Of course these are just the historical facts. Logic only explains the inception of why we love whom we do; there’s no accounting for the mystique and charismatic swagger The Hoff undoubtedly supplies his fans in spades. For these Germans, Hasselhoff is the embodiment of the American hero: freedom, protest, tanned skin and pecs for days. He’s Rosie the Riveter in a motorcycle jacket reminding Berlin that yes they did and they freaking love him for it. Also at one point he had a talking car, which anyone would admit is cool.
A few glasses in, Hugo had exhausted himself with Hasselhoff talk and we closed the bill. On our way out, Johnnie pulled me behind the bar:
“You’re leaving? When are you coming back? Tomorrow!” He happily poured lemoncello shots for Hugo and me and released us into the night. Hugo and I walked a few blocks together, then parted ways. Though it was an entertaining evening, we didn’t make plans to see each other again. He was leaving the country for the weekend, I wouldn't be in Berlin forever, and -- does it really matter? I know this sounds contradictory to meeting someone nice, but it felt good to have a fun time with someone and not feel compelled to see them again. The world is full of good people and sometimes it's enough to just cross paths.
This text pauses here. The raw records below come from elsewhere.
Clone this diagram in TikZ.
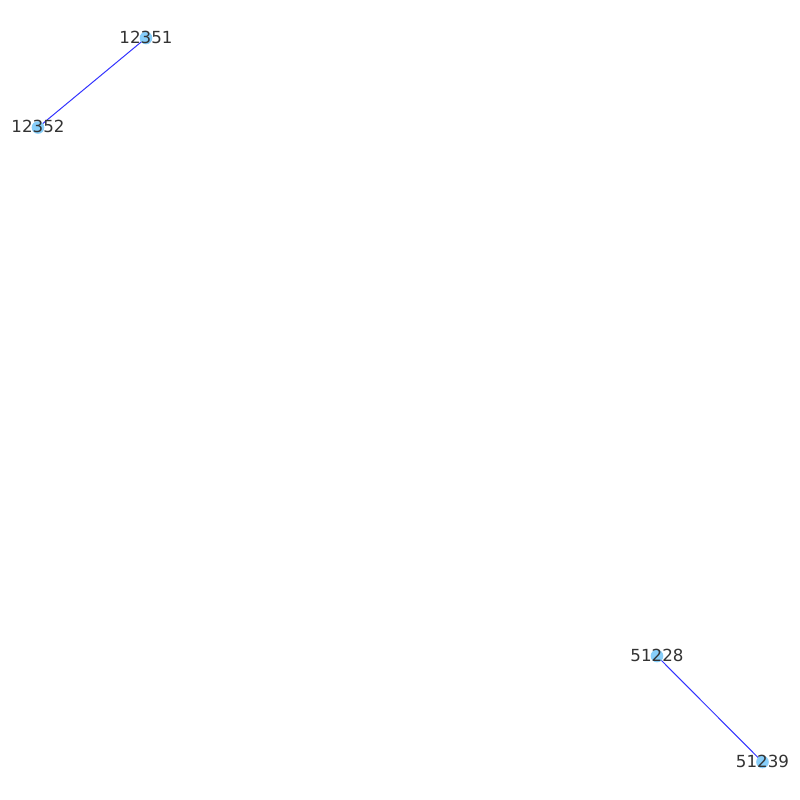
\documentclass[tikz,border=0pt]{standalone}
\usepackage{fontspec}
\setmainfont{DejaVu Sans}
\usetikzlibrary{backgrounds}
\definecolor{nodeblue}{RGB}{135,206,250}
\definecolor{labelgray}{RGB}{51,51,51}
\tikzset{
	vertex/.style={circle, fill=nodeblue, inner sep=0pt, minimum size=9.5pt},
	edge/.style={draw=blue, opacity=0.8, line width=0.75pt},
	vlabel/.style={text=labelgray, font=\fontsize{12.5}{15}\selectfont, inner sep=0pt}
}
\begin{document}
\begin{tikzpicture}[x=0.75pt, y=-0.75pt]

	\useasboundingbox (0,0) rectangle (800,800);

	%vertices
	\node[vertex] (v12351) at (146,38) {};
	\node[vertex] (v12352) at (38,127.5) {};
	\node[vertex] (v51228) at (657,656) {};
	\node[vertex] (v51239) at (762.5,762) {};

	%edges, under the vertices
	\begin{pgfonlayer}{background}
		\draw[edge] (v12351.center) -- (v12352.center);
		\draw[edge] (v51228.center) -- (v51239.center);
	\end{pgfonlayer}

	%labels
	\node[vlabel] (l12351) at ([yshift=0.75pt]v12351) {12351};
	\node[vlabel] (l12352) at ([yshift=0.75pt]v12352) {12352};
	\node[vlabel] (l51228) at ([yshift=0.75pt]v51228) {51228};
	\node[vlabel] (l51239) at ([yshift=0.75pt]v51239) {51239};
\end{tikzpicture}
\end{document}
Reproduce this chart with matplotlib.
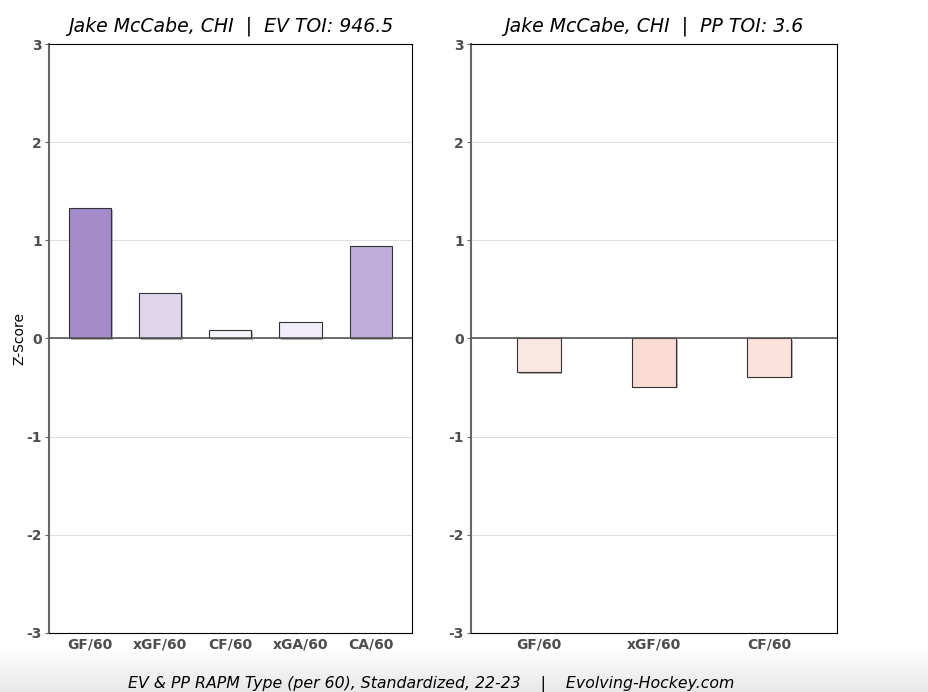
import numpy as np
import matplotlib
matplotlib.use("Agg")
import matplotlib.pyplot as plt
import matplotlib.patheffects as pe
from matplotlib.colors import LinearSegmentedColormap

# data
player = "Jake McCabe, CHI"
ev_toi = 946.5
pp_toi = 3.6
ev_labels = ["GF/60", "xGF/60", "CF/60", "xGA/60", "CA/60"]
ev_values = [1.33, 0.46, 0.09, 0.17, 0.94]
ev_colors = ["#a48ccb", "#dfd5ec", "#f6f3fa", "#f1edf8", "#bfaed9"]
pp_labels = ["GF/60", "xGF/60", "CF/60"]
pp_values = [-0.34, -0.49, -0.39]
pp_colors = ["#fbe7e2", "#fadbd3", "#fce2db"]
yticks = [-3, -2, -1, 0, 1, 2, 3]

fig = plt.figure(figsize=(9.29, 6.92), dpi=100)

# light grey gradient at the bottom
grad = fig.add_axes([0, 0, 1, 0.065], zorder=-10)
g = np.linspace(0, 1, 100).reshape(-1, 1)
cmap = LinearSegmentedColormap.from_list("fade", ["#ffffff", "#e8e8e8"])
grad.imshow(g, aspect="auto", cmap=cmap, origin="upper", extent=[0, 1, 0, 1])
grad.axis("off")

ax1 = fig.add_axes([0.0527, 0.0853, 0.3907, 0.8511])
ax2 = fig.add_axes([0.507, 0.0853, 0.394, 0.8511])

shadow = [pe.SimplePatchShadow(offset=(1.2, -1.2), shadow_rgbFace="#888888", alpha=0.6),
          pe.Normal()]


def draw(ax, labels, values, colors, width, title):
    x = np.arange(len(labels))
    bars = ax.bar(x, values, width=width, color=colors, edgecolor="#333333",
                  linewidth=0.8, zorder=3)
    for b in bars:
        b.set_path_effects(shadow)
    ax.set_xlim(-0.59, len(labels) - 0.41)
    ax.set_ylim(-3, 3)
    ax.set_yticks(yticks)
    ax.set_yticklabels([str(t) for t in yticks])
    ax.set_xticks(x)
    ax.set_xticklabels(labels)
    ax.grid(axis="y", color="#dddddd", linewidth=0.7, zorder=0)
    ax.axhline(0, color="#555555", linewidth=1.2, zorder=4)
    for lab in ax.get_xticklabels() + ax.get_yticklabels():
        lab.set_fontweight("bold")
        lab.set_color("#4d4d4d")
        lab.set_fontsize(10)
    ax.tick_params(axis="x", length=0, pad=3)
    ax.tick_params(axis="y", length=3, color="#666666", pad=2)
    ax.spines["left"].set_color("#666666")
    ax.spines["left"].set_linewidth(1.5)
    ax.set_title(title, fontsize=13.6, style="italic", pad=9)


draw(ax1, ev_labels, ev_values, ev_colors, 0.6, f"{player}  |  EV TOI: {ev_toi}")
draw(ax2, pp_labels, pp_values, pp_colors, 0.38, f"{player}  |  PP TOI: {pp_toi}")
ax1.set_ylabel("Z-Score", fontsize=10, labelpad=0)

fig.text(431 / 929, 1 - 684 / 692,
         "EV & PP RAPM Type (per 60), Standardized, 22-23    |    Evolving-Hockey.com",
         ha="center", va="center", fontsize=11.3, style="italic")

fig.savefig("out.png", dpi=100)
Walking home I had a huge, stupid smile on my face. Yes, I was wine drunk. But there’s an amazing feeling when you realize you can go anywhere in the world and find community. That you can momentarily leave everyone and everything in your life without losing yourself. I was smiling because I could pop into Sorsi e Morsi any night of the week for good wine and people happy to see me and now I could belt the lyrics of “Looking for Freedom” unironically because, in Berlin, I’d found it.